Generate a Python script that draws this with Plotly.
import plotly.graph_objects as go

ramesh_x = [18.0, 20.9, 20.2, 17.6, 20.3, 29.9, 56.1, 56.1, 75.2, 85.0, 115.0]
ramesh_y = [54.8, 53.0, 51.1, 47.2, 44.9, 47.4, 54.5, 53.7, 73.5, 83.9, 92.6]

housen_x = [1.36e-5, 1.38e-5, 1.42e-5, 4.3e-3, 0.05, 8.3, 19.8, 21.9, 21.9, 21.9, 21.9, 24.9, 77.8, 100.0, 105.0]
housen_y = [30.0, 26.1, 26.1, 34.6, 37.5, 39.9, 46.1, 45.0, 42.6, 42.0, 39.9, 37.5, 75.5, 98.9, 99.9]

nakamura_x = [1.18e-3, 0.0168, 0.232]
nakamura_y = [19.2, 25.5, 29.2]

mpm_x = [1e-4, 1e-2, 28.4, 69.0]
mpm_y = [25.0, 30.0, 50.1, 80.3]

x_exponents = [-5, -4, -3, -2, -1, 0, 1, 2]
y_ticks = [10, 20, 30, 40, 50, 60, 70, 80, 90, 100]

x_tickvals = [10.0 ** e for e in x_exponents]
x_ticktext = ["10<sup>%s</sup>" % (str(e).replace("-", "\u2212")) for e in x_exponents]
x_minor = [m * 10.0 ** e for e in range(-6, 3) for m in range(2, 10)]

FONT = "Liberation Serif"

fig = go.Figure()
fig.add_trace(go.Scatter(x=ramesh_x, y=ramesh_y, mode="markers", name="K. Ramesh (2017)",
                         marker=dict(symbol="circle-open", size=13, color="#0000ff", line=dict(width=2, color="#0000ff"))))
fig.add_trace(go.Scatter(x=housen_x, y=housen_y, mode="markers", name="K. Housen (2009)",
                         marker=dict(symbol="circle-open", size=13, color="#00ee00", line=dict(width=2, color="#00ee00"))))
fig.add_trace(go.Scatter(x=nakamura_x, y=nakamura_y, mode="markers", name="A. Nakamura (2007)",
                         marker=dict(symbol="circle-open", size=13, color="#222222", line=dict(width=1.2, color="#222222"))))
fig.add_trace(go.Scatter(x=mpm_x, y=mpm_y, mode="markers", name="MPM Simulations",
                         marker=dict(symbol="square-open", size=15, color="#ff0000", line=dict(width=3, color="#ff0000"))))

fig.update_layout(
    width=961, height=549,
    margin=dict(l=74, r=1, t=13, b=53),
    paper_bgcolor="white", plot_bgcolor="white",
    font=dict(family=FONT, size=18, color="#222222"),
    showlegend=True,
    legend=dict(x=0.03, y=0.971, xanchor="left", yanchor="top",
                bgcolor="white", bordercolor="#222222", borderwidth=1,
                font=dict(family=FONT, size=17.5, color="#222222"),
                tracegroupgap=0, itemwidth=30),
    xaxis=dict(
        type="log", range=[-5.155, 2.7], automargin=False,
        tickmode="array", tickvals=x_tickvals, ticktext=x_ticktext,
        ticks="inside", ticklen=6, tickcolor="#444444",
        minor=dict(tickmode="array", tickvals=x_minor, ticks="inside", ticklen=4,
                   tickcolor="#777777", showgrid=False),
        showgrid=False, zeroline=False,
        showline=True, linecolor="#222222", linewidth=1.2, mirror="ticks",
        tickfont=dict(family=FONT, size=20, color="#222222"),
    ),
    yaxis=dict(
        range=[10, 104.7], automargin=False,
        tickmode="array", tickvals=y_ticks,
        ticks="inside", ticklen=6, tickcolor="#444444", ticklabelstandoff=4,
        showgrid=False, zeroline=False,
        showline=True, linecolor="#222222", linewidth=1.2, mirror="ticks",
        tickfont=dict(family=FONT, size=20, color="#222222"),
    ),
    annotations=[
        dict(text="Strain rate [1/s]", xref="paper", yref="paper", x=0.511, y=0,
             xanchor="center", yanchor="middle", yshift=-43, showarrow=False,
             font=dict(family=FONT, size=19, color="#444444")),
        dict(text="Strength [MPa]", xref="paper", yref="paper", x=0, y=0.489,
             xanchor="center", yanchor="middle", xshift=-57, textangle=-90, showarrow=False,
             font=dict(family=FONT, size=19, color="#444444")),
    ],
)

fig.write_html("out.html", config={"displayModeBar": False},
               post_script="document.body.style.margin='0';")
.....
Everything from the first line through the line containing "73.5, 83.9, 92.6]" should be quoted exactly, and nothing beyond it.

Generate a Python script that draws this with Plotly.
import plotly.graph_objects as go

ramesh_x = [18.0, 20.9, 20.2, 17.6, 20.3, 29.9, 56.1, 56.1, 75.2, 85.0, 115.0]
ramesh_y = [54.8, 53.0, 51.1, 47.2, 44.9, 47.4, 54.5, 53.7, 73.5, 83.9, 92.6]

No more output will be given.